Особая светлая элегантность отмечает каждую фразу, написанную де Ренье. Все в нем просто, ясно и прозрачно. Никакой сложности, никакой преднамеренности. И это делает то, что Ренье наверно останется одним из самых трудных писателей для понимания русского читателя. Я не думаю, что когда-нибудь его романы в русских переводах станут любимы русской публикой. В нем есть та беззаботная радость танца, которая неизбежно покажется нашему пониманию, воспитанному на произведениях, обремененных наглядностью мыслей, поверхностной и бессодержательной. Никто из привязанных к немецким классикам не оценит ни прекрасной чувственности его образов, ни чисто ронсаровского восприятия античного мира. Нам, славянам, так же как и немцам, вершины латинского гения доступны лишь до определенной высоты: выше разреженность прозрачного воздуха не дает нам возможности существовать. В то время как Анатоль Франс находится еще целиком в области нашего понимания, Анри де Ренье некоторыми пиками превышает его.
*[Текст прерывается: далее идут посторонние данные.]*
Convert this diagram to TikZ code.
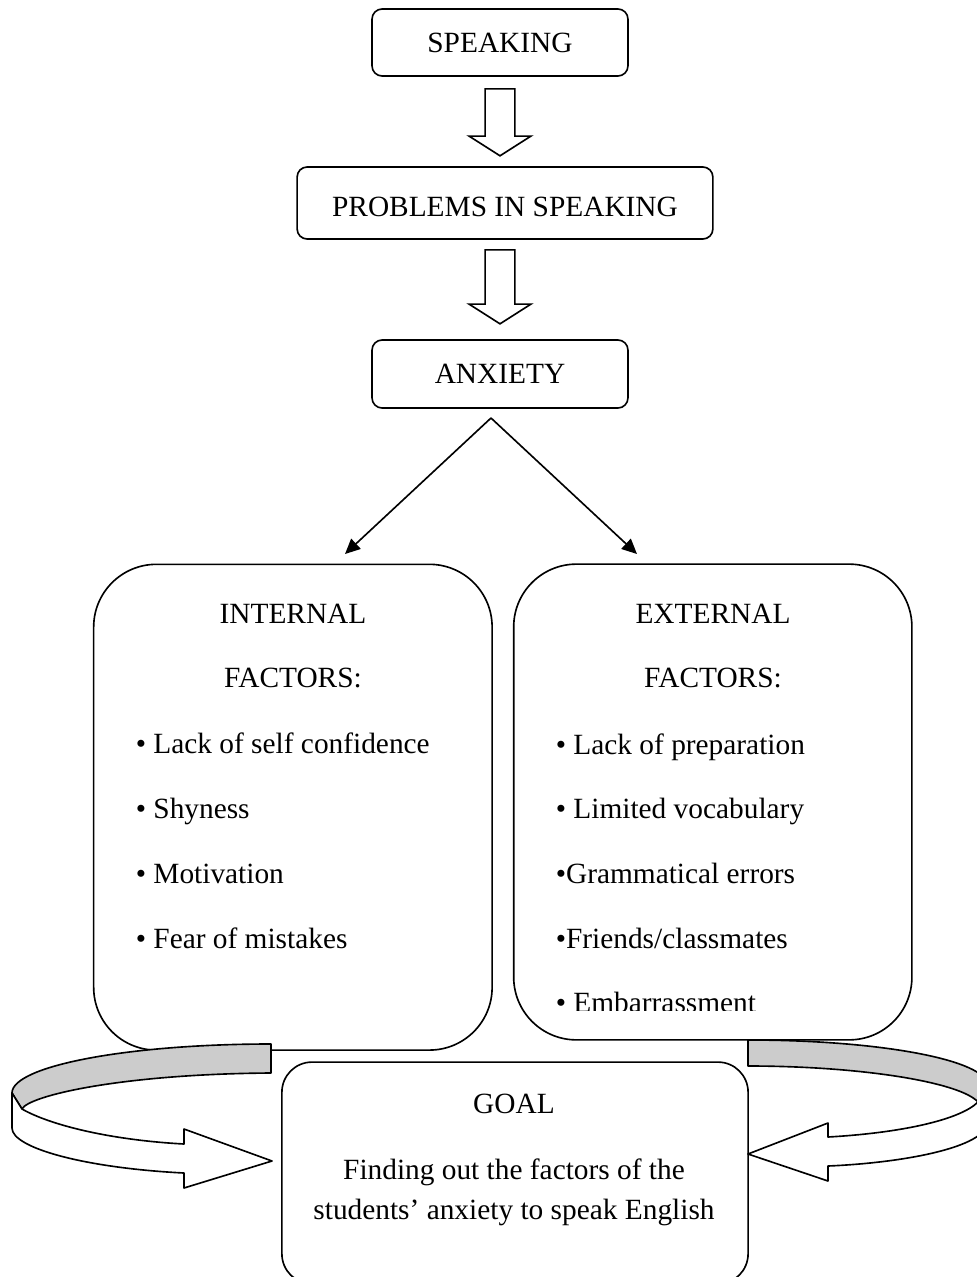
\documentclass[tikz,border=0pt]{standalone}
\usepackage{fontspec}
\setmainfont{Liberation Serif}
\usetikzlibrary{shapes.arrows, arrows.meta}
\definecolor{bandgray}{RGB}{204,204,204}

\begin{document}
\begin{tikzpicture}[x=0.014cm, y=-0.014cm, line width=0.65pt,
    every node/.style={font=\fontsize{11.7pt}{14pt}\selectfont},
    box/.style={draw, rounded corners=4pt, inner sep=0pt, text height=7.8pt, text depth=0pt},
    bigbox/.style={draw, rounded corners=25pt, inner sep=0pt},
    titletext/.style={align=center, inner sep=0pt, font=\fontsize{11.7pt}{25.6pt}\selectfont},
    listtext/.style={align=left, inner sep=0pt, font=\fontsize{11.7pt}{25.8pt}\selectfont},
    blockarrow/.style={draw, single arrow, shape border rotate=270, single arrow head extend=6.4pt,
        single arrow tip angle=115, inner sep=5.6pt, anchor=tail},
    thinarrow/.style={-{Triangle[length=6pt,width=5.5pt]}},
    bandtop/.style={draw, fill=bandgray, line join=round},
    bandlow/.style={draw, fill=white, line join=round}]

    \useasboundingbox (0,0) rectangle (977,1277);

    % Define the top chain (boxes and block arrows)
    \node[box, minimum width=102pt, minimum height=26.7pt] (spk) at (500,42.5) {SPEAKING};
    \node[blockarrow, minimum height=26.7pt] (arr1) at (500,88) {};
    \node[box, minimum width=165.7pt, minimum height=28.7pt, text height=11pt] (prob) at (505,203) {PROBLEMS IN SPEAKING};
    \node[blockarrow, minimum height=29.5pt] (arr2) at (500,249) {};
    \node[box, minimum width=102pt, minimum height=27.1pt] (anx) at (500,374) {ANXIETY};

    % Split into the two factor boxes
    \coordinate (apex) at (491,418);
    \coordinate (tipL) at (345,554);
    \coordinate (tipR) at (637,554);
    \draw[thinarrow] (apex) -- (tipL);
    \draw[thinarrow] (apex) -- (tipR);

    \node[bigbox, minimum width=158.8pt, minimum height=193.6pt] (int) at (292.9,807.2) {};
    \node[bigbox, minimum width=158.7pt, minimum height=189.6pt] (ext) at (712.8,802) {};
    \node[titletext, anchor=north] (intT) at (293,603) {INTERNAL\\FACTORS:};
    \node[listtext, anchor=north west] (intL) at (135,732.5) {• Lack of self confidence\\• Shyness\\• Motivation\\• Fear of mistakes};
    \node[titletext, anchor=north] (extT) at (713,603) {EXTERNAL\\FACTORS:};
    \begin{scope}
        \clip (500,560) rectangle (925,1010); % last item is cut off
        \node[listtext, anchor=north west] (extL) at (555,732.5) {• Lack of preparation\\• Limited vocabulary\\•Grammatical errors\\•Friends/classmates\\• Embarrassment};
    \end{scope}

    % Goal box
    \node[bigbox, rounded corners=12pt, minimum width=185.8pt, minimum height=88.4pt] (goal) at (515,1173) {};
    \node[anchor=base, inner sep=0pt] (goalT) at (514,1113) {GOAL};
    \node[align=center, anchor=north, inner sep=0pt, font=\fontsize{11.7pt}{15.9pt}\selectfont] (goalD) at (514,1158)
        {Finding out the factors of the\\students’ anxiety to speak English};

    % Curved arrows into the goal (left)
    \path[bandtop] (271,1044) .. controls (128,1044) and (12,1066) .. (12,1093) -- (22,1109)
        .. controls (28,1096) and (120,1074) .. (271,1073) -- cycle;
    \path[bandlow] (12,1093) -- (12,1128) .. controls (12,1148) and (85,1168) .. (184,1173)
        -- (184,1188) -- (272,1161) -- (184,1129) -- (184,1144)
        .. controls (110,1140) and (50,1125) .. (22,1109) -- cycle;
    % (right)
    \path[bandtop] (748,1040) .. controls (880,1040) and (988,1060) .. (988,1086) -- (978,1102)
        .. controls (960,1082) and (860,1066) .. (748,1066) -- cycle;
    \path[bandlow] (988,1086) -- (988,1121) .. controls (988,1148) and (900,1163) .. (828,1166)
        -- (828,1181) -- (748,1154) -- (828,1123) -- (828,1137)
        .. controls (900,1133) and (960,1120) .. (978,1102) -- cycle;
\end{tikzpicture}
\end{document}
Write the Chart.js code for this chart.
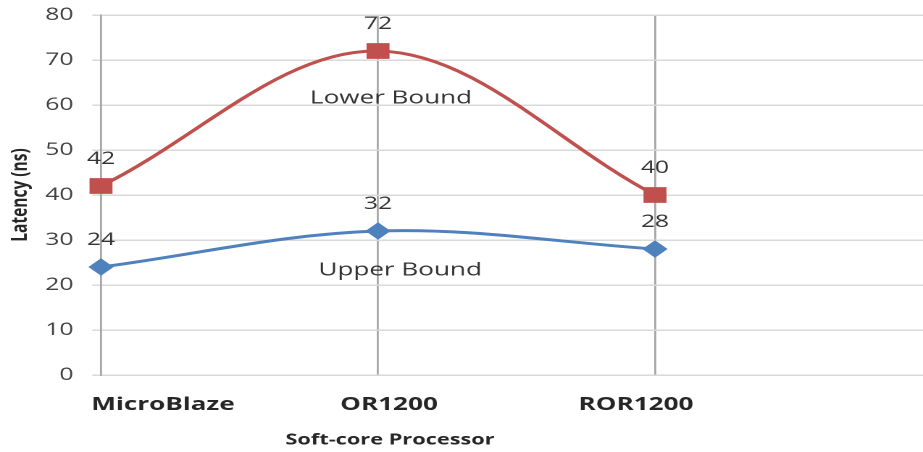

Избрание в академию А. де Ренье вскоре после избрания Баррэса знаменует моральную победу поколения символистов. Для символистов она наступила раньше, чем для парнасцев: когда из того поколения первым был избран Эредиа - Парнаса уже давно не существовало как группы. Между тем "символизм" существует и творчески, и жизненно.

ПРИМЕЧАНИЯ К СТАТЬЕ "АНРИ ДЕ РЕНЬЕ"

Впервые опубликовано в журнале "Аполлон" (1910, Э 4, с. 18-34). Статья вошла в "Лики творчества" (с. 85-112) с некоторыми изменениями и добавлением седьмой главки, посвященной избранию А. де Ренье во Французскую академию и напечатанной ранее под заглавием "Анри де Ренье" в журнале "Русская мысль" (1911, Э 4, отд. 2, с. 25-27).

Интерес Волошина к Анри де Ренье не ослабевал в течение ряда лет. Упоминания о произведениях Анри де Ренье, суждения о его творчестве нередки в статьях Волошина. Так, 20 апреля 1905 г. он публикует в "Руси" заметку ",,Le passe vivant". Новый роман Анри де Ренье"; в статье "Багатель" (Двадцатый век, 1906, 14 июня) вспоминает рассказ "Великолепный дом"; в обзоре "Русская живопись в 1908 г. "Союз" и "Новое общество"" (Русь, 1908, 5 марта) сравнивает живопись А. Бенуа с романами де Ренье; 3 марта 1909 г. читает публичную лекцию "Аполлон и мышь (Творчество Анри де Ренье)" (см. с. 623). В воспоминаниях о Волошине ("Живое о живом", 1932) М. И. Цветаева рассказывала о том, как он был увлечен в 1911 г. творчеством де Ренье: "Макс всегда был под ударом какого-нибудь писателя, с которым уже тогда, живым или мертвым, ни на миг не расставался и которого внушал - всем. В данный час его жизни этим живым или мертвым был Анри де Ренье, которого он мне с первой встречи и подарил (роман "Встречи господина де Брео". - Ред.] - как самое дорогое, очередное самое дорогое" (Цветаева Марина. Соч.: В 2-х т. М., 1980, т. 2, с. 200-201; см. также: Ежегодник Рукописного отдела Пушкинского Дома на 1975 год. Л., 1977, с. 159-162). В 1932 г. Волошин назвал де Ренье в числе самых близких для него ппсателей (см. с. 604).